In 1988, Johnson was elected a member of the National Academy of Engineering for fundamental contributions to discrete optimization and software design, and its practical applications to distribution and manufacturing systems.

==Early life and education==
Johnson received a B.A. in mathematics at Georgia Tech and earned his Ph.D. in operations research from the University of California at Berkeley in 1965. He was student of George Dantzig.

==Career==
In the 1950s, Johnson served as director of the Operations Research Office of the Johns Hopkins University. Later, after three years at Yale University, Johnson joined the IBM T.J. Watson Research Center in Yorktown Heights, where he founded and managed the Optimization Center from 1982 until 1990, when he was named IBM Fellow. In 1980-1981, Johnson visited the University of Bonn, Germany, as recipient of the Humboldt Senior Scientist Award.

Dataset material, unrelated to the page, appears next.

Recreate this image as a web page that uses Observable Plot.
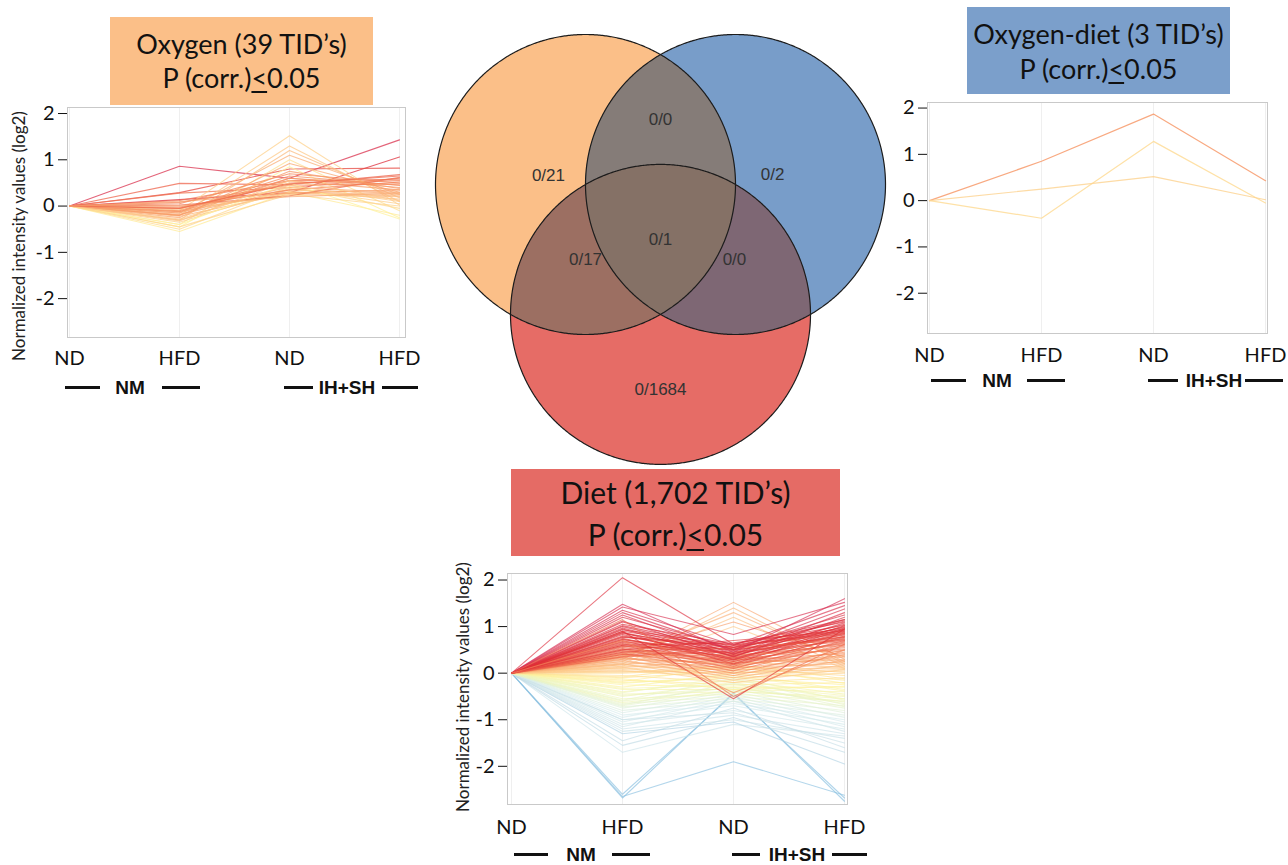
<!DOCTYPE html>
<html><head><meta charset="utf-8">
<script src="https://cdn.jsdelivr.net/npm/d3@7"></script>
<script src="https://cdn.jsdelivr.net/npm/@observablehq/plot@0.6"></script>
<style>
body{margin:0;background:#fff;}
#root{position:relative;width:1288px;height:865px;overflow:hidden;background:#fff;color:#111;}
.box{position:absolute;text-align:center;font-family:Lato,"Open Sans",sans-serif;color:#111;box-sizing:border-box;}
.box u{text-decoration-thickness:2px;text-underline-offset:3px;}
.panel{position:absolute;}
.grp{position:absolute;font-family:"Liberation Sans",Arial,sans-serif;font-weight:bold;font-size:19px;line-height:19px;transform:translate(-50%,-50%);white-space:nowrap;color:#111;}
.dash{position:absolute;height:3px;background:#111;}
.ylab{position:absolute;font-family:Lato,sans-serif;font-size:17px;line-height:17px;white-space:nowrap;transform:translate(-50%,-50%) rotate(-90deg);color:#222;}
</style></head>
<body><div id="root"></div>
<script>
// ---------------- DATA ----------------
const conditions = ["NM-ND", "NM-HFD", "IH+SH-ND", "IH+SH-HFD"];
const conditionLabels = ["ND", "HFD", "ND", "HFD"];
const groupLabels = ["NM", "IH+SH"];
const yTicks = [-2, -1, 0, 1, 2];
const yAxisTitle = "Normalized intensity values (log2)";

const panelTitles = {
  oxygen: ["Oxygen (39 TID’s)", "P (corr.)", "0.05"],
  oxygenDiet: ["Oxygen-diet (3 TID’s)", "P (corr.)", "0.05"],
  diet: ["Diet (1,702 TID’s)", "P (corr.)", "0.05"]
};

// normalized log2 intensities: [NM ND, NM HFD, IH+SH ND, IH+SH HFD]
const oxygenLines = [
  [0,0.86,0.60,1.43],[0,0.14,0.29,1.06],[0,0.29,0.80,0.82],[0,0.49,0.46,0.68],
  [0,0.28,0.40,0.60],[0,0.12,0.55,0.58],[0,-0.05,0.50,0.55],[0,-0.10,1.52,0.02],
  [0,-0.20,1.30,0.10],[0,-0.30,1.20,0.18],[0,-0.15,1.10,0.25],[0,-0.40,1.00,-0.10],
  [0,-0.25,0.92,0.30],[0,-0.45,0.85,-0.25],[0,0.05,0.70,0.50],[0,-0.10,0.65,0.45],
  [0,-0.20,0.60,0.40],[0,-0.15,0.55,0.35],[0,0.08,0.45,0.48],[0,-0.05,0.40,0.30],
  [0,-0.18,0.35,0.28],[0,-0.12,0.30,0.25],[0,-0.22,0.28,0.22],[0,-0.08,0.25,0.20],
  [0,-0.30,0.32,0.15],[0,-0.35,0.38,0.05],[0,-0.50,0.42,-0.05],[0,-0.55,0.30,-0.20],
  [0,-0.40,0.50,-0.28],[0,0.02,0.22,0.62],[0,-0.02,0.35,0.52],[0,0.10,0.28,0.35],
  [0,-0.28,0.45,0.10],[0,-0.45,0.25,0.00],[0,-0.12,0.60,0.45],[0,-0.20,0.75,0.38],
  [0,-0.32,0.55,0.12],[0,0.00,0.20,0.28],[0,-0.05,0.48,0.65]
];

const oxygenDietLines = [
  [0,0.85,1.87,0.43],
  [0,-0.38,1.28,-0.05],
  [0,0.25,0.52,0.02]
];

const dietLines = [
  // low / blue
  [0,-2.68,-0.42,-2.75],[0,-2.65,-1.90,-2.62],[0,-2.60,-0.45,-2.68],
  [0,-1.70,-1.10,-1.35],[0,-1.55,-0.95,-1.70],[0,-1.45,-0.75,-1.60],[0,-1.30,-1.05,-1.95],
  [0,-1.25,-1.00,-1.40],[0,-1.20,-0.90,-1.30],[0,-1.15,-0.60,-1.25],[0,-1.10,-0.80,-1.20],
  [0,-1.05,-0.55,-1.15],[0,-1.00,-0.70,-1.10],[0,-1.00,-0.85,-1.50],[0,-0.95,-0.50,-1.05],
  [0,-0.90,-0.65,-1.00],[0,-0.85,-0.45,-0.95],[0,-0.80,-0.60,-0.90],[0,-0.75,-0.40,-0.85],
  // middle / yellow
  [0,-0.72,-0.55,-0.80],[0,-0.70,-0.35,-0.75],[0,-0.65,-0.50,-0.70],[0,-0.60,-0.30,-0.65],
  [0,-0.55,-0.45,-0.60],[0,-0.50,-0.20,-0.55],[0,-0.45,-0.40,-0.50],[0,-0.40,-0.15,-0.45],
  [0,-0.35,-0.35,-0.40],[0,-0.30,0.00,-0.35],[0,-0.25,-0.30,-0.30],[0,-0.20,-0.10,-0.25],
  [0,-0.15,-0.25,-0.20],[0,-0.10,0.05,-0.15],[0,-0.05,-0.20,-0.10],[0,0.00,0.10,-0.05],
  [0,0.05,-0.10,0.00],
  [0,-0.12,-0.35,-0.28],[0,-0.22,-0.05,-0.38],[0,-0.33,-0.25,-0.48],[0,-0.42,-0.08,-0.58],
  [0,-0.48,-0.32,-0.62],[0,-0.58,-0.12,-0.68],[0,-0.63,-0.38,-0.55],[0,-0.68,-0.22,-0.72],
  [0,-0.18,0.15,-0.22],[0,-0.08,0.20,-0.12],
  // peaks at IH+SH ND
  [0,0.30,1.52,0.30],[0,0.25,1.40,0.20],[0,0.35,1.30,0.25],[0,0.20,1.20,0.15],
  [0,0.40,1.10,0.35],[0,0.15,1.00,0.10],
  // high / red
  [0,0.02,0.15,0.02],[0,0.08,0.25,0.12],[0,0.12,0.30,0.22],[0,0.18,0.35,0.26],[0,0.05,0.00,0.08],
  [0,0.10,-0.05,0.05],[0,0.12,-0.20,0.08],[0,0.15,0.08,0.10],[0,0.18,0.00,0.15],
  [0,0.20,-0.15,0.18],[0,0.22,0.12,0.20],[0,0.25,0.05,0.25],[0,0.28,-0.10,0.28],
  [0,0.30,0.22,0.30],[0,0.32,0.10,0.35],[0,0.35,-0.05,0.40],[0,0.38,0.28,0.42],
  [0,0.40,0.15,0.45],[0,0.42,0.00,0.50],[0,0.45,0.30,0.52],[0,0.48,0.20,0.55],
  [0,0.50,0.38,0.60],[0,0.52,0.05,0.62],[0,0.55,0.25,0.65],[0,0.58,0.45,0.68],
  [0,0.60,0.10,0.70],[0,0.62,0.35,0.72],[0,0.65,0.30,0.75],[0,0.68,0.50,0.78],
  [0,0.70,0.15,0.80],[0,0.72,0.42,0.82],[0,0.75,0.25,0.85],[0,0.78,0.60,0.88],
  [0,0.80,0.38,0.90],[0,0.85,0.48,0.92],[0,0.88,0.20,0.95],[0,0.90,0.55,0.98],
  [0,0.95,0.30,1.02],[0,1.00,0.45,1.05],[0,1.05,0.62,1.10],[0,1.10,0.50,1.15],
  [0,0.33,0.18,0.38],[0,0.37,0.40,0.48],[0,0.43,0.12,0.58],[0,0.47,0.33,0.63],
  [0,0.53,0.22,0.67],[0,0.57,0.52,0.73],[0,0.63,0.18,0.77],[0,0.67,0.40,0.83],
  [0,0.73,0.32,0.87],[0,0.77,0.55,0.93],[0,0.83,0.28,0.97],[0,0.87,0.42,1.00],
  [0,0.93,0.60,1.03],[0,0.97,0.36,1.08],[0,1.02,0.52,1.12],[0,0.60,0.65,0.95],
  [0,0.50,0.70,0.90],[0,0.45,0.58,0.85],[0,0.40,0.45,0.78],[0,0.35,0.55,0.70],
  [0,1.12,0.35,1.20],[0,1.20,0.55,1.25],[0,1.25,0.40,1.30],[0,1.30,0.50,1.38],
  [0,1.35,0.60,1.45],[0,1.42,0.83,1.52],[0,1.48,0.45,1.60],[0,2.05,0.62,1.15],
  [0,1.15,-0.50,0.62],[0,0.90,-0.55,0.95],[0,0.70,-0.42,0.50]
];

// Venn diagram (3 equal sets, unit radius, centres one radius apart)
const vennSets = ["Oxygen", "Oxygen-diet", "Diet"];
const vennCircles = [
  {set: "Oxygen", cx: -0.5, cy: 0, r: 1},
  {set: "Oxygen-diet", cx: 0.5, cy: 0, r: 1},
  {set: "Diet", cx: 0, cy: -0.866, r: 1}
];
const vennCounts = [
  {sets: ["Oxygen"], label: "0/21", ax: -0.747, ay: 0.06},
  {sets: ["Oxygen-diet"], label: "0/2", ax: 0.747, ay: 0.067},
  {sets: ["Oxygen", "Oxygen-diet"], label: "0/0", ax: 0, ay: 0.433},
  {sets: ["Oxygen", "Oxygen-diet", "Diet"], label: "0/1", ax: 0, ay: -0.367},
  {sets: ["Oxygen", "Diet"], label: "0/17", ax: -0.5, ay: -0.5},
  {sets: ["Oxygen-diet", "Diet"], label: "0/0", ax: 0.493, ay: -0.5},
  {sets: ["Diet"], label: "0/1684", ax: 0, ay: -1.367}
];

// ---------------- STYLES ----------------
const vennFill = {
  "Oxygen": "#FBBF88", "Oxygen-diet": "#789DC9", "Diet": "#E66C66",
  "Oxygen|Oxygen-diet": "#857C78", "Oxygen|Diet": "#9C6F62",
  "Oxygen-diet|Diet": "#7E6774", "Oxygen|Oxygen-diet|Diet": "#857166"
};
const colorStops = [-2.7, -1.6, -1.0, -0.6, -0.25, 0.1, 0.5, 0.95, 1.5];
const colorRange = ["#86bedf", "#c4dde6", "#d6ebec", "#eef6bd", "#fff19a", "#fdc98a", "#f5875a", "#e02f36", "#d8304f"];

const root = document.getElementById("root");

function addEl(cls, css, html) {
  const d = document.createElement("div");
  d.className = cls;
  Object.assign(d.style, css);
  if (html != null) d.innerHTML = html;
  root.appendChild(d);
  return d;
}

function titleBox(t, left, top, w, h, bg, fs, lh) {
  addEl("box", {left: left + "px", top: top + "px", width: w + "px", height: h + "px", background: bg,
    fontSize: fs + "px", lineHeight: lh + "px", paddingTop: ((h - 2 * lh) / 2) + "px"},
    `${t[0]}<br>${t[1]}<u>&lt;</u>${t[2]}`);
}

function linePanel(lines, o) {
  const rows = lines.flatMap((v, i) => v.map((val, j) => ({id: i, cond: conditions[j], value: val, end: v[v.length - 1]})));
  const svg = Plot.plot({
    width: o.width, height: o.height,
    marginLeft: o.ml, marginRight: o.mr, marginTop: o.mt, marginBottom: o.mb,
    style: {fontFamily: "Lato, 'Open Sans', sans-serif", fontSize: "20px", color: "#111", background: "transparent", overflow: "visible"},
    x: {type: "point", domain: conditions, padding: 0, insetLeft: o.il, insetRight: o.ir,
        tickSize: 0, tickPadding: o.xpad, tickFormat: d => conditionLabels[conditions.indexOf(d)], label: null},
    y: {domain: o.yDomain, ticks: yTicks, tickSize: 9, tickPadding: 4, tickFormat: d => String(d), label: null},
    color: {type: "linear", domain: colorStops, range: colorRange},
    marks: [
      Plot.ruleX(conditions, {stroke: "#efefef"}),
      Plot.frame({stroke: "#c9c9c9"}),
      Plot.lineY(rows, {x: "cond", y: "value", z: "id", stroke: "end", strokeWidth: o.sw, strokeOpacity: o.so})
    ]
  });
  const wrap = addEl("panel", {left: o.left + "px", top: o.top + "px"});
  wrap.appendChild(svg);
}

function groupRow(cx1, d1, cx2, d2, y) {
  addEl("grp", {left: cx1 + "px", top: y + "px"}, groupLabels[0]);
  addEl("grp", {left: cx2 + "px", top: y + "px"}, groupLabels[1]);
  for (const [a, b] of [...d1, ...d2]) addEl("dash", {left: a + "px", top: (y - 1.5) + "px", width: (b - a) + "px"});
}

// ---------------- PANELS ----------------
titleBox(panelTitles.oxygen, 110, 17, 263, 88, "#FBBF88", 27, 34);
titleBox(panelTitles.oxygenDiet, 967, 7, 263, 87, "#7B9FCB", 27, 35);
titleBox(panelTitles.diet, 511, 469, 329, 87, "#E56B65", 30, 42);

linePanel(oxygenLines, {left: 0, top: 100, width: 420, height: 300, ml: 67, mr: 15, mt: 7, mb: 63,
  il: 1, ir: 5, xpad: 13, yDomain: [-2.84, 2.13], sw: 1.1, so: 0.75});
linePanel(oxygenDietLines, {left: 860, top: 95, width: 428, height: 305, ml: 67, mr: 21, mt: 7, mb: 67,
  il: 1, ir: 2, xpad: 14, yDomain: [-2.87, 2.12], sw: 1.2, so: 0.8});
linePanel(dietLines, {left: 440, top: 566, width: 420, height: 299, ml: 67, mr: 13, mt: 7, mb: 61,
  il: 4, ir: 3, xpad: 15, yDomain: [-2.82, 2.14], sw: 1.1, so: 0.65});

addEl("ylab", {left: "18px", top: "236px"}, yAxisTitle);
addEl("ylab", {left: "462px", top: "687px"}, yAxisTitle);

groupRow(130, [[65, 100], [162, 200]], 347, [[284, 313], [382, 418]], 387);
groupRow(997, [[931, 966], [1027, 1065]], 1214, [[1148, 1178], [1245, 1283]], 380);
groupRow(581, [[514, 548], [612, 650]], 797, [[732, 760], [832, 867]], 854);

// ---------------- VENN ----------------
function circlePts(c, n = 720) {
  return d3.range(n).map(k => {
    const t = 2 * Math.PI * k / n;
    return {x: c.cx + c.r * Math.cos(t), y: c.cy + c.r * Math.sin(t)};
  });
}
const inside = (p, c) => (p.x - c.cx) ** 2 + (p.y - c.cy) ** 2 <= c.r * c.r + 1e-9;
function intersectionPoly(circles) {
  const pts = circles.flatMap((c, i) => circlePts(c).filter(p => circles.every((o, k) => k === i || inside(p, o))));
  const mx = d3.mean(pts, p => p.x), my = d3.mean(pts, p => p.y);
  return pts.sort((a, b) => Math.atan2(a.y - my, a.x - mx) - Math.atan2(b.y - my, b.x - mx));
}
const bySet = Object.fromEntries(vennCircles.map(c => [c.set, c]));
const fillOrder = [["Oxygen"], ["Oxygen-diet"], ["Diet"], ["Oxygen", "Oxygen-diet"], ["Oxygen", "Diet"], ["Oxygen-diet", "Diet"], ["Oxygen", "Oxygen-diet", "Diet"]];
const vW = 470, vH = 450, ppu = 150, vcx = 235, vcy = 159;
const venn = Plot.plot({
  width: vW, height: vH, margin: 0,
  style: {background: "transparent", overflow: "visible"},
  x: {domain: [-vcx / ppu, (vW - vcx) / ppu], axis: null},
  y: {domain: [-(vH - vcy) / ppu, vcy / ppu], axis: null},
  marks: [
    ...fillOrder.map(s => Plot.line(intersectionPoly(s.map(k => bySet[k])), {x: "x", y: "y", fill: vennFill[s.join("|")], stroke: "none", curve: "linear-closed"})),
    ...vennCircles.map(c => Plot.line(circlePts(c), {x: "x", y: "y", stroke: "#1c1c1c", strokeWidth: 1.2, curve: "linear-closed"})),
    Plot.text(vennCounts, {x: "ax", y: "ay", text: "label", fontSize: 17, fontFamily: "'Liberation Sans', Arial, sans-serif", fill: "#333"})
  ]
});
const vw = addEl("panel", {left: "425px", top: "25px"});
vw.appendChild(venn);
</script>
</body></html>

From 1990 to 1993, Johnson began teaching and conducting research at Georgia Tech, where he co-founded and co-directed the Logistics Engineering Center with Professor George Nemhauser. He joined the Georgia Tech faculty in 1994.

Johnson's research interests in logistics included crew scheduling and real-time repair, fleet assignment and routing, distribution planning, network problems, and combinatorial optimization.

==Awards and honors==
Johnson received a number of awards, including the following:
- 2009 Fellow, Society for Industrial and Applied Mathematics
- 2002 Fellow, INFORMS
- 2000 John von Neumann Theory Prize, INFORMS
- 1990 IBM Fellow
- 1988 National Academy of Engineering
- 1985 George B. Dantzig Prize for his research in mathematical programming
- 1983 Lanchester Prize for his paper with Crowder and Manfred W. Padberg
- 1980 Senior Scientist Award, Alexander von Humboldt Foundation

===John von Neumann Theory Prize===
Johnson received the John von Neumann Theory Prize jointly with Manfred W. Padberg in recognition of his fundamental contributions to integer programming and combinatorial optimization. Their work combines theory with algorithm development, computational testing, and solution of hard real-world problems in the best tradition of Operations Research and the Management Sciences. In their joint work with Crowder and in subsequent work with others, they showed how to formulate and solve efficiently very large-scale practical 0-1 programs with important applications in industry and transportation.

The selection committee cited among Johnson's contribution three important and influential papers he produced in the early seventies—two of them with Ralph Gomory—which developed and extended in significant ways the group theoretic approach to integer programming pioneered by Gomory. In particular, Johnson showed how the approach can be extended to the case of mixed integer programs. As an outgrowth of this work, Johnson contributed decisively to the development of what became known as the subadditive approach to integer programming.

Still in the seventies, in a seminal paper co-authored with Jack Edmonds, Johnson showed how several basic optimization problems defined on graphs can be solved in polynomial time by reducing them to weighted matching problems. One example is finding minimum T-joins (i.e., edge sets whose only endpoints of odd degree are those in a specified vertex set T). An important special case is the seemingly difficult problem of finding a shortest tour in a graph that traverses every edge at least once, known as the Postman problem. The stark contrast between the polynomial solvability of this problem and the intractability of the traveling salesman problem in which the tour is supposed to traverse vertices rather than edges, helped focus attention on the phenomenon so typical of combinatorial structures: two seemingly very similar problems turn out in reality to be vastly different.